Wheel wells are often forgotten even in full-service washes. A thorough job degreases the well and often applies a rubber dressing to prevent cracking and make future cleaning easier.
Exterior Trim
Door jambs, trunk jams, hood jambs, and exterior rubber and plastic trim all get cleaned and dressed. Exterior trim products range from simple detailer sprays to dedicated plastic protectants that restore UV resistance and prevent fading. If you're looking for products specifically for trim, our best exterior car trim protectant guide covers what works for different trim materials and conditions.
What a Complete Interior Wash Involves
The interior is where most cars accumulate the most neglect. Surfaces that get daily use and aren't cleaned regularly develop a layer of skin oils, food residue, and ambient grime that isn't visible until you clean it off.
Vacuuming
The starting point is vacuuming every surface. Floor mats come out first. Seats, carpet, the trunk, and the area under the seats all get vacuumed. A quality shop will also use brushes to agitate dirt out of seat stitching, vent slats, and the crevices around the center console before vacuuming.
Surface Wiping
All hard surfaces (dashboard, door panels, center console, trim pieces) get wiped down with an appropriate cleaner. At a basic level, this is a quick wipe with an all-purpose cleaner. At a detail level, different products are used for different surfaces: a plastic cleaner for the dash, a glass cleaner for the interior windows, a dedicated product for leather if applicable.
The difference between a $50 interior clean and a $200 interior clean often shows up here. The thorough version cleans the vents with a detailing brush, gets into all the cup holder areas, wipes the door pocket interiors, and addresses the steering wheel properly (which accumulates oil and grime more than almost any other surface).
Carpet and Upholstery Cleaning
Fabric seats and carpet can be steam cleaned or shampooed. A full shampoo and extract with a wet-dry extractor lifts staining and embedded grime out of carpet fibers. This is what removes set-in coffee stains, pet odors baked into carpet, and the general grayish film that develops in heavily used vehicles.

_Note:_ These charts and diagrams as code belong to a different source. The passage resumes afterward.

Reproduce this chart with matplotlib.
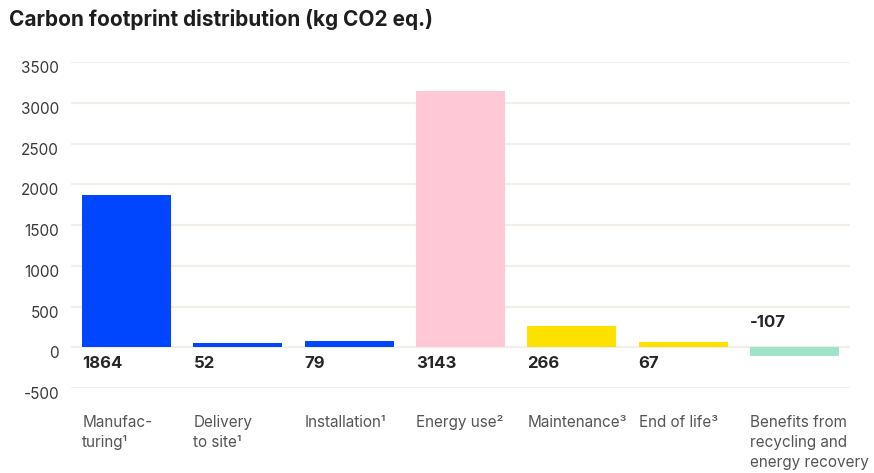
import matplotlib
matplotlib.use("Agg")
import matplotlib.pyplot as plt
from matplotlib.transforms import blended_transform_factory, ScaledTranslation

plt.rcParams["font.family"] = ["Inter", "DejaVu Sans"]

categories = [
    "Manufac-\nturing¹",
    "Delivery\nto site¹",
    "Installation¹",
    "Energy use²",
    "Maintenance³",
    "End of life³",
    "Benefits from\nrecycling and\nenergy recovery",
]
values = [1864, 52, 79, 3143, 266, 67, -107]
colors = ["#0046FF", "#0046FF", "#0046FF", "#FFC8D6", "#FFE100", "#FFE100", "#9FE4C8"]
yticks = [-500, 0, 500, 1000, 1500, 2000, 2500, 3000, 3500]

fig = plt.figure(figsize=(8.74, 4.73), dpi=100)
ax = fig.add_axes([71 / 874, 1 - 388 / 473, (850 - 71) / 874, (388 - 62) / 473])

x = list(range(len(values)))
bar_w = 0.8
ax.bar(x, values, width=bar_w, color=colors, zorder=3)

ax.set_xlim(-0.5, len(values) - 0.5)
ax.set_ylim(-500, 3500)
ax.set_yticks(yticks)
ax.set_yticklabels([str(t) for t in yticks], fontsize=11, color="#3a3a3a")
ax.tick_params(axis="y", length=0, pad=8.5)
# nudge tick labels slightly below their grid lines
shift = ScaledTranslation(0, -5 / 100, fig.dpi_scale_trans)
for lbl in ax.get_yticklabels():
    lbl.set_transform(lbl.get_transform() + shift)
ax.set_xticks([])
ax.grid(axis="y", color="#F3EEE9", linewidth=1.6, zorder=0)
for s in ax.spines.values():
    s.set_visible(False)

# value labels: below the baseline for positive bars, above for negative ones
for xi, v in zip(x, values):
    left = xi - bar_w / 2
    offset = -16 if v >= 0 else 25
    ax.annotate(str(v), (left, 0), xytext=(0, offset), textcoords="offset pixels",
                ha="left", va="center", fontsize=12, fontweight="bold",
                color="#262626")

# category labels under the plot area
trans = blended_transform_factory(ax.transData, ax.transAxes)
for xi, label in zip(x, categories):
    ax.text(xi - bar_w / 2, -0.082, label, transform=trans, ha="left", va="top",
            fontsize=11, color="#555555", linespacing=1.42)

fig.text(9 / 874, 1 - 19 / 473, "Carbon footprint distribution (kg CO2 eq.)",
         ha="left", va="center", fontsize=15, fontweight="bold", color="#1e1e1e")

fig.savefig("out.png", dpi=100)
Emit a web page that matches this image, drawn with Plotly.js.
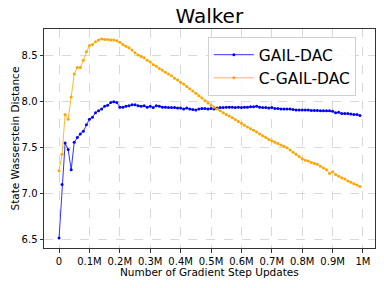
<!DOCTYPE html>
<html>
<head>
<meta charset="utf-8">
<script src="https://cdn.plot.ly/plotly-3.0.1.min.js"></script>
<style>html,body{margin:0;padding:0;background:#fff;}#chart{width:384px;height:288px;}</style>
</head>
<body>
<div id="chart"></div>
<script>
const stepSize = 10000;
const gailDac = [
  6.52, 7.10, 7.55, 7.48, 7.26, 7.56, 7.61, 7.65, 7.68, 7.75,
  7.81, 7.83, 7.88, 7.90, 7.92, 7.95, 7.96, 7.99, 8.00, 7.99,
  7.94, 7.94, 7.95, 7.955, 7.965, 7.965, 7.955, 7.95, 7.955, 7.94,
  7.95, 7.935, 7.955, 7.95, 7.94, 7.94, 7.935, 7.935, 7.935, 7.93,
  7.93, 7.92, 7.93, 7.92, 7.915, 7.91, 7.92, 7.925, 7.925, 7.92,
  7.925, 7.92, 7.93, 7.935, 7.935, 7.94, 7.94, 7.94, 7.935, 7.94,
  7.935, 7.94, 7.94, 7.945, 7.945, 7.95, 7.94, 7.935, 7.935, 7.93,
  7.935, 7.925, 7.925, 7.92, 7.92, 7.92, 7.92, 7.915, 7.91, 7.91,
  7.91, 7.91, 7.91, 7.905, 7.905, 7.905, 7.90, 7.90, 7.90, 7.90,
  7.895, 7.88, 7.885, 7.87, 7.87, 7.87, 7.865, 7.86, 7.86, 7.85
];
const cGailDac = [
  7.25, 7.43, 7.86, 7.81, 8.05, 8.30, 8.37, 8.37, 8.45, 8.54,
  8.61, 8.62, 8.65, 8.67, 8.68, 8.675, 8.675, 8.67, 8.67, 8.66,
  8.645, 8.62, 8.60, 8.585, 8.56, 8.53, 8.505, 8.49, 8.475, 8.45,
  8.43, 8.40, 8.385, 8.36, 8.34, 8.32, 8.30, 8.28, 8.255, 8.235,
  8.21, 8.19, 8.165, 8.14, 8.115, 8.09, 8.065, 8.04, 8.01, 7.985,
  7.96, 7.94, 7.92, 7.90, 7.88, 7.86, 7.845, 7.825, 7.805, 7.785,
  7.765, 7.745, 7.725, 7.705, 7.69, 7.67, 7.65, 7.63, 7.61, 7.59,
  7.575, 7.56, 7.545, 7.53, 7.515, 7.50, 7.475, 7.45, 7.43, 7.405,
  7.38, 7.365, 7.355, 7.34, 7.33, 7.32, 7.30, 7.28, 7.26, 7.22,
  7.24, 7.21, 7.19, 7.175, 7.16, 7.14, 7.125, 7.11, 7.095, 7.08
];
const steps = gailDac.map((_, i) => i * stepSize);
const xTickVals = [0, 100000, 200000, 300000, 400000, 500000, 600000, 700000, 800000, 900000, 1000000];
const xTickText = ['0', '0.1M', '0.2M', '0.3M', '0.4M', '0.5M', '0.6M', '0.7M', '0.8M', '0.9M', '1M'];
const yTickVals = [6.5, 7.0, 7.5, 8.0, 8.5];

const font = 'DejaVu Sans, sans-serif';
const traces = [
  {x: steps, y: gailDac, name: 'GAIL-DAC', type: 'scatter', mode: 'lines+markers',
   line: {color: 'blue', width: 0.8}, marker: {color: 'blue', size: 3}},
  {x: steps, y: cGailDac, name: 'C-GAIL-DAC', type: 'scatter', mode: 'lines+markers',
   line: {color: 'orange', width: 0.8}, marker: {color: 'orange', size: 3}}
];
const axisCommon = {
  showline: true, mirror: true, linecolor: '#333', linewidth: 1,
  ticks: 'outside', ticklen: 3.5, tickcolor: '#333', tickwidth: 1,
  showgrid: true, gridcolor: '#cfcfcf', griddash: 'dash', gridwidth: 0.8,
  zeroline: false, tickfont: {family: font, size: 10, color: '#000'}
};
const layout = {
  width: 384, height: 288,
  margin: {l: 44, r: 9, t: 29, b: 40},
  paper_bgcolor: '#fff', plot_bgcolor: '#fff',
  title: {text: 'Walker', font: {family: font, size: 20, color: '#000'}, x: 0.545, xanchor: 'center', y: 0.943, yanchor: 'middle'},
  xaxis: Object.assign({}, axisCommon, {
    range: [-49500, 1039500], tickvals: xTickVals, ticktext: xTickText
  }),
  yaxis: Object.assign({}, axisCommon, {
    range: [6.412, 8.788], tickvals: yTickVals, tickformat: '.1f'
  }),
  annotations: [
    {text: 'Number of Gradient Step Updates', xref: 'paper', yref: 'paper', x: 0.5, y: -0.11,
     xanchor: 'center', yanchor: 'middle', showarrow: false, font: {family: font, size: 10.5, color: '#000'}},
    {text: 'State Wasserstein Distance', xref: 'paper', yref: 'paper', x: -0.0906, y: 0.5,
     xanchor: 'center', yanchor: 'middle', textangle: -90, showarrow: false, font: {family: font, size: 10.5, color: '#000'}}
  ],
  showlegend: true,
  legend: {x: 0.495, y: 0.963, xanchor: 'left', yanchor: 'top',
    bgcolor: 'rgba(255,255,255,0.8)', bordercolor: '#d0d0d0', borderwidth: 1,
    font: {family: font, size: 15.5, color: '#000'}, itemwidth: 40, tracegroupgap: 2}
};
Plotly.newPlot('chart', traces, layout, {displayModeBar: false, staticPlot: true});
</script>
</body>
</html>
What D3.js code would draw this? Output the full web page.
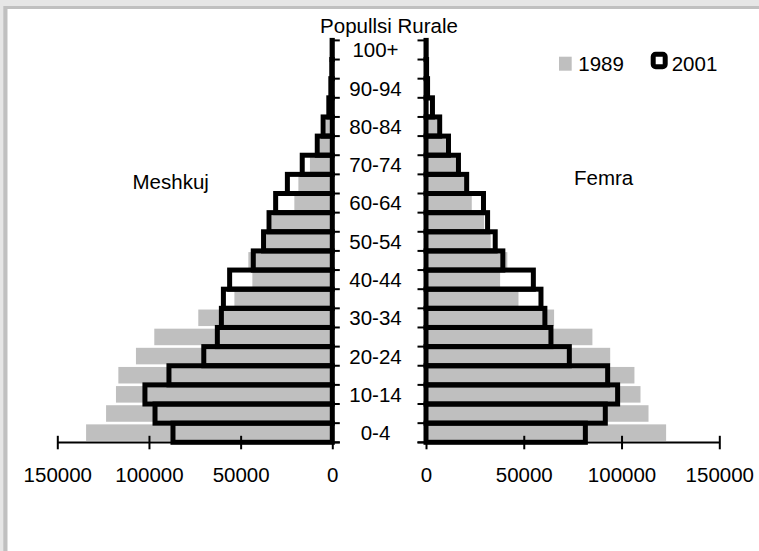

Steam cleaning is gentler and often used on delicate surfaces or for light soiling. For heavy carpet staining, shampoo and extraction gives better results.
Leather gets its own treatment: a pH-balanced leather cleaner, followed by a conditioner. Skipping the conditioner step after cleaning is a common mistake because the cleaner removes oils from the leather, and conditioning restores that moisture so the leather stays supple.
Glass and Mirrors
Interior glass is one of the areas people most consistently miss in a home clean. Interior glass fogs up from outgassing plastic surfaces and builds up a film over time. In direct sunlight you notice it as reduced visibility. A good interior glass cleaner with a clean microfiber (not the same cloth used on dash surfaces) leaves glass streak-free and dramatically improves visibility.
How Much Does Interior and Exterior Car Wash Service Cost?
This varies widely. You can find a complete breakdown at our best interior and exterior car wash near me guide, but as a general reference:
Basic interior and exterior wash at a full-service facility: $50-$100. This gets you a hand wash, basic vacuuming, window cleaning, and a wipe-down of hard surfaces.
Full detail (interior + exterior): $200-$400 for a sedan in reasonable condition. This includes proper decontamination, clay bar treatment, wax or sealant on the exterior, and a thorough interior shampoo or steam clean with leather conditioning.
Premium services (paint correction, ceramic coating, deep interior extraction): $500 and up. These are specialized services that go beyond cleaning into restoration and long-term protection.
DIY Interior and Exterior Wash
Doing a complete interior and exterior wash at home takes 3-5 hours for most cars, but the quality can exceed what a budget shop produces because you control the process and the products.
A typical order: start with the exterior pre-wash and hand wash. Rinse and dry. Then move to the interior with the car in the shade so cleaned surfaces don't heat up in direct sun while you're working. Vacuum first, then clean surfaces, then glass, then dress everything.
Doing the interior before getting back into the car keeps dirt from your shoes off your freshly cleaned carpets.
FAQ
Should you wash the interior or exterior first?
Most detailers do the exterior first, then the interior. The logic: you might sit in and out of the car during the exterior wash, so cleaning the interior last keeps it cleaner. Also, if you're dressing exterior trim, any overspray stays outside.
How long does a full interior and exterior wash take?
At a professional shop, a basic full service takes 1-2 hours. A thorough full detail takes 3-5+ hours. At home, plan for 3-5 hours for a complete job done properly.
How often should you do a full interior and exterior wash?
Exterior: washing every 1-2 weeks keeps paint in good condition and prevents contamination from bonding. Interior: a thorough clean every 3-6 months is reasonable for most cars. More often if you have kids, pets, or eat in the car regularly.
Is it worth paying for a full service interior and exterior wash vs. Just exterior?
If your interior is in good shape and you just cleaned it, exterior-only makes sense. But most cars benefit from interior attention more than the owner realizes. The amount of accumulated grime in air vents, cup holders, and under seats tends to be more than people notice until it's cleaned.
What Matters Most
A genuine full interior and exterior wash goes beyond a surface wipe. The exterior needs proper decontamination before any protection is applied. The interior needs more than a vacuum and a quick spray of air freshener. Understanding what's included in a service before you pay for it is how you know whether you're getting what the price suggests.